→ To do
Repeat the span of the entries below that starts at the line with "Emit a Python" and ends at the line with "from bokeh.resources import INLINE", nothing more. Skip the pictures.

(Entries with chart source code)

┄┄┄┄┄┄

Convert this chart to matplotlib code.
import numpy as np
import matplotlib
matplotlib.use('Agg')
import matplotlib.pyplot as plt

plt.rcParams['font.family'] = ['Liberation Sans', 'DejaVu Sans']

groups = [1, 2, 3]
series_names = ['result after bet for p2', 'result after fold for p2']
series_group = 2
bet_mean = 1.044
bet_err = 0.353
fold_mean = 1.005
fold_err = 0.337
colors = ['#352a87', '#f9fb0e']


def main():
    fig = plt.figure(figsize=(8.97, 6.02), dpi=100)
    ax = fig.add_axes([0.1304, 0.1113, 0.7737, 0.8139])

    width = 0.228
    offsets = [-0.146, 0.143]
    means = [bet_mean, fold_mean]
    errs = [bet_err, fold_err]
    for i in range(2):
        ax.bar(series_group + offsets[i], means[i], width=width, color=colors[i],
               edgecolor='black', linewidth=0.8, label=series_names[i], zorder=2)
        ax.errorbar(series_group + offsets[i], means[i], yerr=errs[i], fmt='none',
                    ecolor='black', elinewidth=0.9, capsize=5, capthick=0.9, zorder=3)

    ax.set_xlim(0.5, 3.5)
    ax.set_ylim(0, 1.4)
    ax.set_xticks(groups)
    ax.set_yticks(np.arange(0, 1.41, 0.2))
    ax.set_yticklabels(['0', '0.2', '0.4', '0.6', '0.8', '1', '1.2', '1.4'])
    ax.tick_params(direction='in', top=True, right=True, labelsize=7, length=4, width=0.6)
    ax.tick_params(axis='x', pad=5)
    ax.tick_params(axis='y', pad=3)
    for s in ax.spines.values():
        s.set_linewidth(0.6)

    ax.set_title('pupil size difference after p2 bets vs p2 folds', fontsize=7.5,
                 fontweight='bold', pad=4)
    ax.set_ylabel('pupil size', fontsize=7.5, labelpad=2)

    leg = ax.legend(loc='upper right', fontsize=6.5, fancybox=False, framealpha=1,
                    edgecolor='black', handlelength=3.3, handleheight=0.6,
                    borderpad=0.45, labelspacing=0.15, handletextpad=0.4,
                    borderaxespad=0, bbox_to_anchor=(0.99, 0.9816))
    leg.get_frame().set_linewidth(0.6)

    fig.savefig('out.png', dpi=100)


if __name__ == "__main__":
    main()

┄┄┄┄┄┄

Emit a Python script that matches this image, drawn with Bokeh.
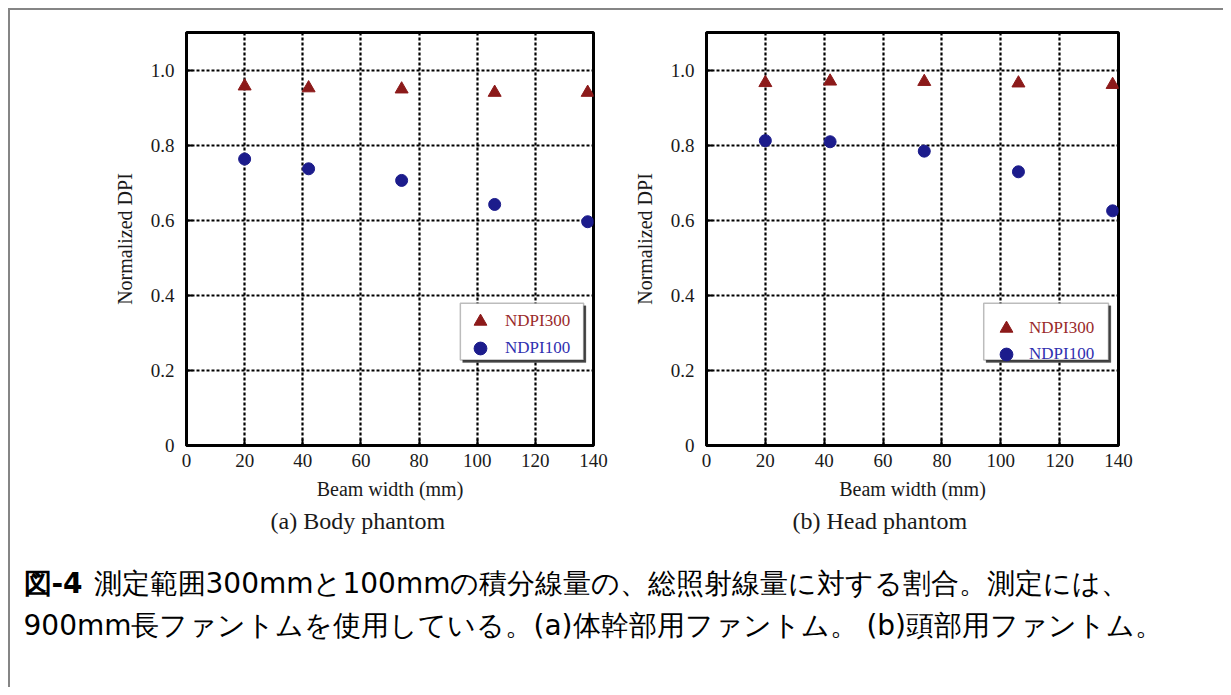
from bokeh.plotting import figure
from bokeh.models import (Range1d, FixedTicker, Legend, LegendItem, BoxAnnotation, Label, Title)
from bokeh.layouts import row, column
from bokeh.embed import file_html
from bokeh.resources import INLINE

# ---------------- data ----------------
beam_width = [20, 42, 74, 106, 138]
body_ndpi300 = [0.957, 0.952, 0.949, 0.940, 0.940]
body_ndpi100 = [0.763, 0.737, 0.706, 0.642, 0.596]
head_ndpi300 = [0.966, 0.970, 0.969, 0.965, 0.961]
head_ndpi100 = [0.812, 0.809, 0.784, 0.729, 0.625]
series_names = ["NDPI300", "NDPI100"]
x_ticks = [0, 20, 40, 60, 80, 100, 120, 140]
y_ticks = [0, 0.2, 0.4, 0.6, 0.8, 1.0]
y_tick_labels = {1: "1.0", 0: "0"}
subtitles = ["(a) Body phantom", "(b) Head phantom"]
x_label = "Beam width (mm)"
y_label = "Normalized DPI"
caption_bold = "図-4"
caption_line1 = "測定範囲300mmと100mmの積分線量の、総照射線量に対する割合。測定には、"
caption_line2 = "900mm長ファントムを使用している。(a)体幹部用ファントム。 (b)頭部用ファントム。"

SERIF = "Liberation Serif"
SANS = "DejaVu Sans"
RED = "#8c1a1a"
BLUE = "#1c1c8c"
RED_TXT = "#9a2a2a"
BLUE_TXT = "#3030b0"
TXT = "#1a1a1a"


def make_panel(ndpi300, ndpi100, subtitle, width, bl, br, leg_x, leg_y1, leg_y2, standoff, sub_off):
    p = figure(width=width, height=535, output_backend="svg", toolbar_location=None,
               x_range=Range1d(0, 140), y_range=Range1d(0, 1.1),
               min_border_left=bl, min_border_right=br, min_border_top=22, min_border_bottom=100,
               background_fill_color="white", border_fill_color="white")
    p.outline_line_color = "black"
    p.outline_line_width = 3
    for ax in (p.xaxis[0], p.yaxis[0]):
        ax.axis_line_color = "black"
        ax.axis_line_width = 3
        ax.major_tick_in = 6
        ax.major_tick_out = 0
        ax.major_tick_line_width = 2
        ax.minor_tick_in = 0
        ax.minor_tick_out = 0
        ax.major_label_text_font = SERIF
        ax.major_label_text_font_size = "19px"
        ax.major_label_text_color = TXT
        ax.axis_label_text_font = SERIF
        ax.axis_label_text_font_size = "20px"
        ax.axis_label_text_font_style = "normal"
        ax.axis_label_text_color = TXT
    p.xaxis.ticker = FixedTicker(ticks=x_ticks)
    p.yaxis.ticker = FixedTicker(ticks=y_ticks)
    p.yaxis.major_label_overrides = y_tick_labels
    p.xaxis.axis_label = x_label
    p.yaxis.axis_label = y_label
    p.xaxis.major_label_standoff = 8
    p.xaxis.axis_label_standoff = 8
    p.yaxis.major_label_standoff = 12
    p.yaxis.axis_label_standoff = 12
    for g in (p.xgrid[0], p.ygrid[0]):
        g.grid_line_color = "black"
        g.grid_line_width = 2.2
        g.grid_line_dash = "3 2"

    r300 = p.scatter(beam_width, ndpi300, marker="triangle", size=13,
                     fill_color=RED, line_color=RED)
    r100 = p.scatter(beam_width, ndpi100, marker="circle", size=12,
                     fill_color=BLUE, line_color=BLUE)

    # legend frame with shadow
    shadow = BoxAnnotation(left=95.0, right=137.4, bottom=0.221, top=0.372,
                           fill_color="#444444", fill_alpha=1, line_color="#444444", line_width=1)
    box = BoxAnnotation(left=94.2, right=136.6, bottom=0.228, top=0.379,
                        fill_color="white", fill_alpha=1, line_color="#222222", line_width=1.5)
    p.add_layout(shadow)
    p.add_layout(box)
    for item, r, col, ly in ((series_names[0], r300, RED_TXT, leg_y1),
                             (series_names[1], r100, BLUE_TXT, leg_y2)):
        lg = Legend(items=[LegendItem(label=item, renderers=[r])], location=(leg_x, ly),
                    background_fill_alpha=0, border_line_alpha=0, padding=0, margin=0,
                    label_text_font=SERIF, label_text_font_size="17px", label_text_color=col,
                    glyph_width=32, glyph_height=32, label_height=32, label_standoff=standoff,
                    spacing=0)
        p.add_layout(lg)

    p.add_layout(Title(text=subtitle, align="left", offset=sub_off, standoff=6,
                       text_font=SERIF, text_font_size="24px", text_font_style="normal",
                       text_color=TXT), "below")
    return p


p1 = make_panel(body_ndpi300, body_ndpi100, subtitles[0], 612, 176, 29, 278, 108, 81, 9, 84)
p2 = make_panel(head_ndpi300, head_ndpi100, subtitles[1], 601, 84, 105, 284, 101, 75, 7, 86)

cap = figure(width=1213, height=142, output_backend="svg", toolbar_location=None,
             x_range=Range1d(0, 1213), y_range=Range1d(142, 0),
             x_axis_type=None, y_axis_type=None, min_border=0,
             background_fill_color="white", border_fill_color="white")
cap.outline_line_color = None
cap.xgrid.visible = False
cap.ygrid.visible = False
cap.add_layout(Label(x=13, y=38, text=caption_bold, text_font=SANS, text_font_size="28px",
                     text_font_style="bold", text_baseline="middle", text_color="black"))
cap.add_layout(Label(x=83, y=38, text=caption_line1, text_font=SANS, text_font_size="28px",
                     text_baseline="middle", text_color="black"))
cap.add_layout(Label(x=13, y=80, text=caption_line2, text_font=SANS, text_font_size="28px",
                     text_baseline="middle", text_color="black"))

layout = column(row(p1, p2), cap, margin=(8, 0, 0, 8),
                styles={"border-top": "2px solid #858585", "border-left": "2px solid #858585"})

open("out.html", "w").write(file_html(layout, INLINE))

┄┄┄┄┄┄

→ Response for this exercise
Emit a Python script that matches this image, drawn with Bokeh.
from bokeh.plotting import figure
from bokeh.models import (Range1d, FixedTicker, Legend, LegendItem, BoxAnnotation, Label, Title)
from bokeh.layouts import row, column
from bokeh.embed import file_html
from bokeh.resources import INLINE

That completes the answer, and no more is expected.